When tempo slows down and when the surroundings are unknown, there are always new things to see and experience.

Three hours under a tree by an old shack in a vineyard while the rain pounds becomes a magic moment watching the sky, the rows of grapes and to build a little fort for stick men in the soil.

A day in a village with only a boulangerie open three hours in the morning, gives an opportunity to walk all paths in the surroundings and to watch the fish in the pond.

A museum with only twenty paintings can be enjoyed in depth for hours. Just because there is nothing else to do, interesting things happens and the thought process deepens.

Walk to where you need to go, let it take an hour. Look at things that you see everyday. Look again, there is always something to see. And what is behind there? Over the fence? Under the rock?

Only during the last fifty to one hundred years, have people travel faster than by foot.
Everything older than that deserves to be approached slowly.

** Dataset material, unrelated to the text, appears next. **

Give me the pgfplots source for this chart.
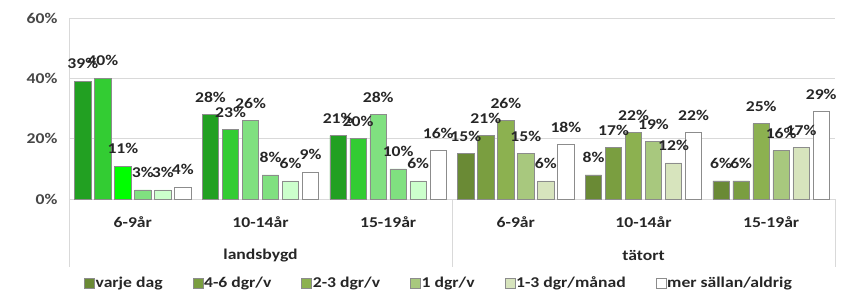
\documentclass[border=0pt]{standalone}
\usepackage{pgfplots}
\pgfplotsset{compat=1.18}
\usepackage{fontspec}
\setmainfont{Carlito}[FakeStretch=1.18]

\definecolor{la}{HTML}{22A022}
\definecolor{lb}{HTML}{33CC33}
\definecolor{lc}{HTML}{00FF00}
\definecolor{ld}{HTML}{80E080}
\definecolor{le}{HTML}{CCFFCC}
\definecolor{ta}{HTML}{6A8A35}
\definecolor{tb}{HTML}{7A9E40}
\definecolor{tc}{HTML}{8CB150}
\definecolor{td}{HTML}{A8C87E}
\definecolor{te}{HTML}{D7E4BD}
\definecolor{bordergray}{HTML}{8C8C8C}
\definecolor{gridgray}{HTML}{D9D9D9}
\definecolor{txt}{HTML}{262626}

\begin{document}
\begin{tikzpicture}
\useasboundingbox (-69bp,-93bp) rectangle (773bp,199bp);
\begin{axis}[
  at={(0,0)}, anchor=south west,
  scale only axis, width=766bp, height=181bp,
  ybar,
  bar width=0.129,
  xmin=-0.5, xmax=5.5,
  ymin=0, ymax=60,
  ytick={0,20,40,60},
  yticklabel={\pgfmathprintnumber{\tick}\%},
  /pgf/number format/assume math mode=true,
  xtick={0,1,2,3,4,5},
  xticklabels={6-9år,10-14år,15-19år,6-9år,10-14år,15-19år},
  major tick length=0pt,
  xticklabel style={anchor=center, yshift=-23bp, text=txt},
  yticklabel style={xshift=-8bp, text=txt!85!white},
  font=\fontsize{15}{18}\selectfont\bfseries,
  axis lines*=left,
  axis line style={-, draw=gridgray},
  ymajorgrids,
  grid style={draw=gridgray},
  clip=false,
  every axis plot/.append style={draw=bordergray, line width=0.6pt},
  nodes near coords={\pgfmathprintnumber{\pgfplotspointmeta}\%},
  every node near coord/.append style={anchor=south, inner sep=0pt, yshift=12bp, text=txt, font=\fontsize{15}{18}\selectfont\bfseries},
  legend columns=6,
  legend style={at={(0.4824,-0.464)}, anchor=center, draw=none, fill=none,
    font=\fontsize{15}{18}\selectfont\bfseries, text=txt,
    /tikz/every even column/.append style={column sep=29bp},
    nodes={inner sep=1bp}},
  legend image code/.code={\draw[#1, draw=bordergray, line width=0.5pt] (0bp,-5bp) rectangle (10bp,5bp);},
]
% legend entries (tätort colours)
\addlegendimage{fill=ta}\addlegendentry{varje dag}
\addlegendimage{fill=tb}\addlegendentry{4-6 dgr/v}
\addlegendimage{fill=tc}\addlegendentry{2-3 dgr/v}
\addlegendimage{fill=td}\addlegendentry{1 dgr/v}
\addlegendimage{fill=te}\addlegendentry{1-3 dgr/månad}
\addlegendimage{fill=white}\addlegendentry{mer sällan/aldrig}

% landsbygd
\addplot[fill=la, bar shift=-0.392, forget plot] coordinates {(0,39) (1,28) (2,21)};
\addplot[fill=lb, bar shift=-0.235, forget plot] coordinates {(0,40) (1,23) (2,20)};
\addplot[fill=lc, bar shift=-0.078, forget plot] coordinates {(0,11)};
\addplot[fill=ld, bar shift=-0.078, forget plot] coordinates {(1,26) (2,28)};
\addplot[fill=ld, bar shift=0.078, forget plot] coordinates {(0,3) (1,8) (2,10)};
\addplot[fill=le, bar shift=0.235, forget plot] coordinates {(0,3) (1,6) (2,6)};
\addplot[fill=white, bar shift=0.392, forget plot] coordinates {(0,4) (1,9) (2,16)};
% tätort
\addplot[fill=ta, bar shift=-0.392, forget plot] coordinates {(3,15) (4,8) (5,6)};
\addplot[fill=tb, bar shift=-0.235, forget plot] coordinates {(3,21) (4,17) (5,6)};
\addplot[fill=tc, bar shift=-0.078, forget plot] coordinates {(3,26) (4,22) (5,25)};
\addplot[fill=td, bar shift=0.078, forget plot] coordinates {(3,15) (4,19) (5,16)};
\addplot[fill=te, bar shift=0.235, forget plot] coordinates {(3,6) (4,12) (5,17)};
\addplot[fill=white, bar shift=0.392, forget plot] coordinates {(3,18) (4,22) (5,29)};

% category box lines
\draw[gridgray] (axis cs:-0.5,0) -- (axis cs:-0.5,-22.5);
\draw[gridgray] (axis cs:2.5,0) -- (axis cs:2.5,-22.5);
\draw[gridgray] (axis cs:5.5,0) -- (axis cs:5.5,-22.5);
\node[text=txt, font=\fontsize{15}{18}\selectfont\bfseries] at (axis cs:1,-18.6) {landsbygd};
\node[text=txt, font=\fontsize{15}{18}\selectfont\bfseries] at (axis cs:4,-18.6) {tätort};
\end{axis}
\end{tikzpicture}
\end{document}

Last year when we went tramping around Alsace and the surroundings. It rained two weeks in a row and we had three code orange (hazardous weather warnings). Tant pis. A tent pole broke and although some days were very tough, we survived and now feel at home in that part of France.

Two years ago we went south and had very hot weather, suffocatingly hot weather, for two weeks. We survived that too. We have now found there is so much more to see and experience in a region that we thought we knew so well, that we probably will go back soon.

Earlier we have roamed other parts of France, Britain, Scandinavia, Switzerland and Germany together. We have followed long distance hiking paths, cycled through flat lands and stayed out in both rain and shine. We can live in the tent for weeks but we usually book something indoors when visiting larger towns (city camp sites being what they are).

It is an easy life. It is quite cheap.
All it costs is time.
The most important thing required is the lack of expectations.


  1. Free yourself from expectation. Great Buddhist philosophy.

  2. I always remember rained-out holidays the most.